## Collected data

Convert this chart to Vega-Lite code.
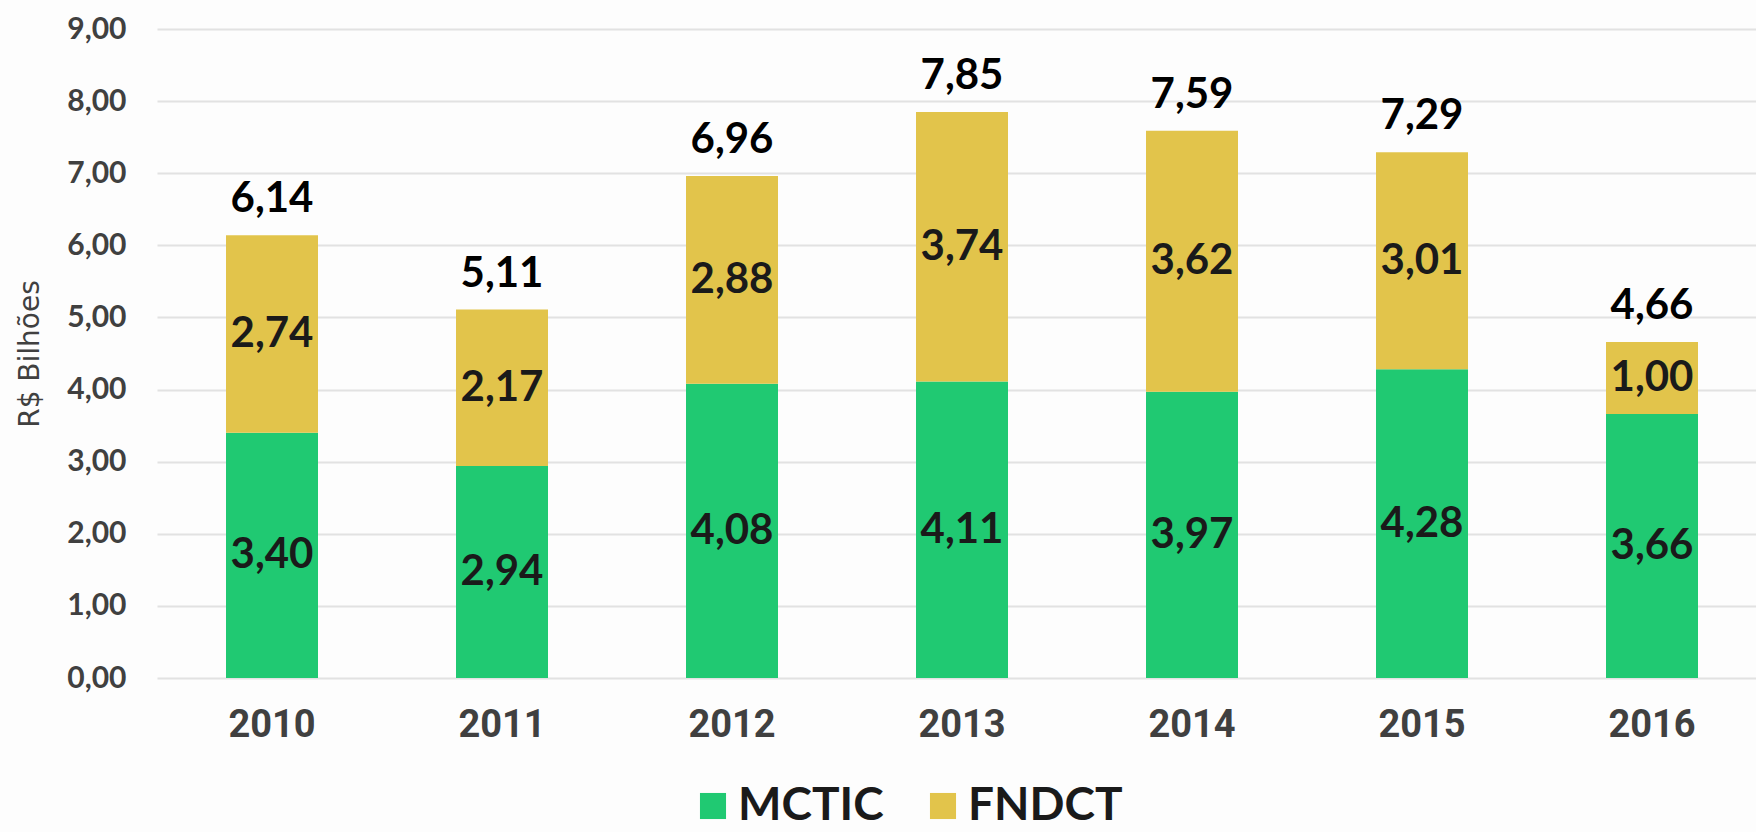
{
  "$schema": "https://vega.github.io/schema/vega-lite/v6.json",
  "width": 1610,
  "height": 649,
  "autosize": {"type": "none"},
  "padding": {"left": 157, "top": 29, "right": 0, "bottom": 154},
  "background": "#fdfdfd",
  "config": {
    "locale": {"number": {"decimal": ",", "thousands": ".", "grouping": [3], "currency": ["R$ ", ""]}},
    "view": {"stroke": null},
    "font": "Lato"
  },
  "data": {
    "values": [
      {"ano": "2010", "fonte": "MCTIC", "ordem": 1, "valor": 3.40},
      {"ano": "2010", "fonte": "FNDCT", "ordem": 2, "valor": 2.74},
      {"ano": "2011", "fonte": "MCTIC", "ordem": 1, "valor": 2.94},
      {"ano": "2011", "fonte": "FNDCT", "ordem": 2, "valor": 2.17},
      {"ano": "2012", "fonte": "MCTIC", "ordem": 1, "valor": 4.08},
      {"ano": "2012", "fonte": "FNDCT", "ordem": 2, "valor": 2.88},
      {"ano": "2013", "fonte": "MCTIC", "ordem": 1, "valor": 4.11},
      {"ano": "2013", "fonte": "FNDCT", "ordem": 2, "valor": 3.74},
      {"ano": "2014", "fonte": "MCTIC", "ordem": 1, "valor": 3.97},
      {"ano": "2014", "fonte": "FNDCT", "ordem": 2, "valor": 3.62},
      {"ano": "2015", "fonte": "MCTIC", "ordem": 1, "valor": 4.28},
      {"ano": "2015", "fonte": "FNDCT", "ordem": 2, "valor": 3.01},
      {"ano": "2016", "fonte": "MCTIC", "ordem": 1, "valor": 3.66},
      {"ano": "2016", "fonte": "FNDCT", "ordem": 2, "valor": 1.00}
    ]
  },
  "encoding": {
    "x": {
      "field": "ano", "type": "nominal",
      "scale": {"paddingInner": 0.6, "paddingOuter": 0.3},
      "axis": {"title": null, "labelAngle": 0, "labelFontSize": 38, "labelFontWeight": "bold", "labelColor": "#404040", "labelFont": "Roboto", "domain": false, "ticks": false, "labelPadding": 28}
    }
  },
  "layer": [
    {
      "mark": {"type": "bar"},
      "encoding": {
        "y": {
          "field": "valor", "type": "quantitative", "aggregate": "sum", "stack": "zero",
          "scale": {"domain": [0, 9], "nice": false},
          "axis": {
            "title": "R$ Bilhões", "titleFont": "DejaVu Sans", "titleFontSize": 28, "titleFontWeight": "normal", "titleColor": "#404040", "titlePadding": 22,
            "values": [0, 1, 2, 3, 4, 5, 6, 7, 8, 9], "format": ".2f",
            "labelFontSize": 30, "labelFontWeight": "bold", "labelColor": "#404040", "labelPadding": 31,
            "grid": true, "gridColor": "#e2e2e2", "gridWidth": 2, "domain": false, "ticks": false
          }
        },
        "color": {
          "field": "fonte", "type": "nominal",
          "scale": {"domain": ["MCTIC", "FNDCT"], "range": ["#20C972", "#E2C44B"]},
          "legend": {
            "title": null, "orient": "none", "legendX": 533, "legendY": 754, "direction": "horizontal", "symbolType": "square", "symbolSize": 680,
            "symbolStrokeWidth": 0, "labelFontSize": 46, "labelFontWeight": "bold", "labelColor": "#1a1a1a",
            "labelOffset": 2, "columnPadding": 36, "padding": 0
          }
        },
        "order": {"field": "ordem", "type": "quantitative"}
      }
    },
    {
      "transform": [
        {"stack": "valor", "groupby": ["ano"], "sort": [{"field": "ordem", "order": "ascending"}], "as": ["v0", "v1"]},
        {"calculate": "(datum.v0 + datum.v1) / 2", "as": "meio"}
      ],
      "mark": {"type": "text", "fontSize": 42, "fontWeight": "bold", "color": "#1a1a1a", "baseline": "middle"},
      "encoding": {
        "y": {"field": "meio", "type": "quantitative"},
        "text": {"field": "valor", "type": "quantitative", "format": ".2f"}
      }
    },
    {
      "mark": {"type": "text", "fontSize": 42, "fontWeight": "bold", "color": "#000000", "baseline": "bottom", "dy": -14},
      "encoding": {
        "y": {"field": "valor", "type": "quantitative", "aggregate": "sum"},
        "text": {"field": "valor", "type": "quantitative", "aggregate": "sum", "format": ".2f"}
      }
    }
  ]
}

## Set problem
Each line above is to be copied verbatim. Drop any image from the copy.

## Written answer
Convert this chart to Vega-Lite code.
{
  "$schema": "https://vega.github.io/schema/vega-lite/v6.json",
  "width": 1610,
  "height": 649,
  "autosize": {"type": "none"},
  "padding": {"left": 157, "top": 29, "right": 0, "bottom": 154},
  "background": "#fdfdfd",
  "config": {
    "locale": {"number": {"decimal": ",", "thousands": ".", "grouping": [3], "currency": ["R$ ", ""]}},
    "view": {"stroke": null},
    "font": "Lato"
  },
  "data": {
    "values": [
      {"ano": "2010", "fonte": "MCTIC", "ordem": 1, "valor": 3.40},
      {"ano": "2010", "fonte": "FNDCT", "ordem": 2, "valor": 2.74},
      {"ano": "2011", "fonte": "MCTIC", "ordem": 1, "valor": 2.94},
      {"ano": "2011", "fonte": "FNDCT", "ordem": 2, "valor": 2.17},
      {"ano": "2012", "fonte": "MCTIC", "ordem": 1, "valor": 4.08},
      {"ano": "2012", "fonte": "FNDCT", "ordem": 2, "valor": 2.88},
      {"ano": "2013", "fonte": "MCTIC", "ordem": 1, "valor": 4.11},
      {"ano": "2013", "fonte": "FNDCT", "ordem": 2, "valor": 3.74},
      {"ano": "2014", "fonte": "MCTIC", "ordem": 1, "valor": 3.97},
      {"ano": "2014", "fonte": "FNDCT", "ordem": 2, "valor": 3.62},
      {"ano": "2015", "fonte": "MCTIC", "ordem": 1, "valor": 4.28},
      {"ano": "2015", "fonte": "FNDCT", "ordem": 2, "valor": 3.01},
      {"ano": "2016", "fonte": "MCTIC", "ordem": 1, "valor": 3.66},
      {"ano": "2016", "fonte": "FNDCT", "ordem": 2, "valor": 1.00}
    ]
  },
  "encoding": {
    "x": {
      "field": "ano", "type": "nominal",
      "scale": {"paddingInner": 0.6, "paddingOuter": 0.3},
      "axis": {"title": null, "labelAngle": 0, "labelFontSize": 38, "labelFontWeight": "bold", "labelColor": "#404040", "labelFont": "Roboto", "domain": false, "ticks": false, "labelPadding": 28}
    }
  },
  "layer": [
    {
      "mark": {"type": "bar"},
      "encoding": {
        "y": {
          "field": "valor", "type": "quantitative", "aggregate": "sum", "stack": "zero",
          "scale": {"domain": [0, 9], "nice": false},
          "axis": {
            "title": "R$ Bilhões", "titleFont": "DejaVu Sans", "titleFontSize": 28, "titleFontWeight": "normal", "titleColor": "#404040", "titlePadding": 22,
            "values": [0, 1, 2, 3, 4, 5, 6, 7, 8, 9], "format": ".2f",
            "labelFontSize": 30, "labelFontWeight": "bold", "labelColor": "#404040", "labelPadding": 31,
            "grid": true, "gridColor": "#e2e2e2", "gridWidth": 2, "domain": false, "ticks": false
          }
        },
        "color": {
          "field": "fonte", "type": "nominal",
          "scale": {"domain": ["MCTIC", "FNDCT"], "range": ["#20C972", "#E2C44B"]},
          "legend": {
            "title": null, "orient": "none", "legendX": 533, "legendY": 754, "direction": "horizontal", "symbolType": "square", "symbolSize": 680,
            "symbolStrokeWidth": 0, "labelFontSize": 46, "labelFontWeight": "bold", "labelColor": "#1a1a1a",
            "labelOffset": 2, "columnPadding": 36, "padding": 0
          }
        },
        "order": {"field": "ordem", "type": "quantitative"}
      }
    },
    {
      "transform": [
        {"stack": "valor", "groupby": ["ano"], "sort": [{"field": "ordem", "order": "ascending"}], "as": ["v0", "v1"]},
        {"calculate": "(datum.v0 + datum.v1) / 2", "as": "meio"}
      ],
      "mark": {"type": "text", "fontSize": 42, "fontWeight": "bold", "color": "#1a1a1a", "baseline": "middle"},
      "encoding": {
        "y": {"field": "meio", "type": "quantitative"},
        "text": {"field": "valor", "type": "quantitative", "format": ".2f"}
      }
    },
    {
      "mark": {"type": "text", "fontSize": 42, "fontWeight": "bold", "color": "#000000", "baseline": "bottom", "dy": -14},
      "encoding": {
        "y": {"field": "valor", "type": "quantitative", "aggregate": "sum"},
        "text": {"field": "valor", "type": "quantitative", "aggregate": "sum", "format": ".2f"}
      }
    }
  ]
}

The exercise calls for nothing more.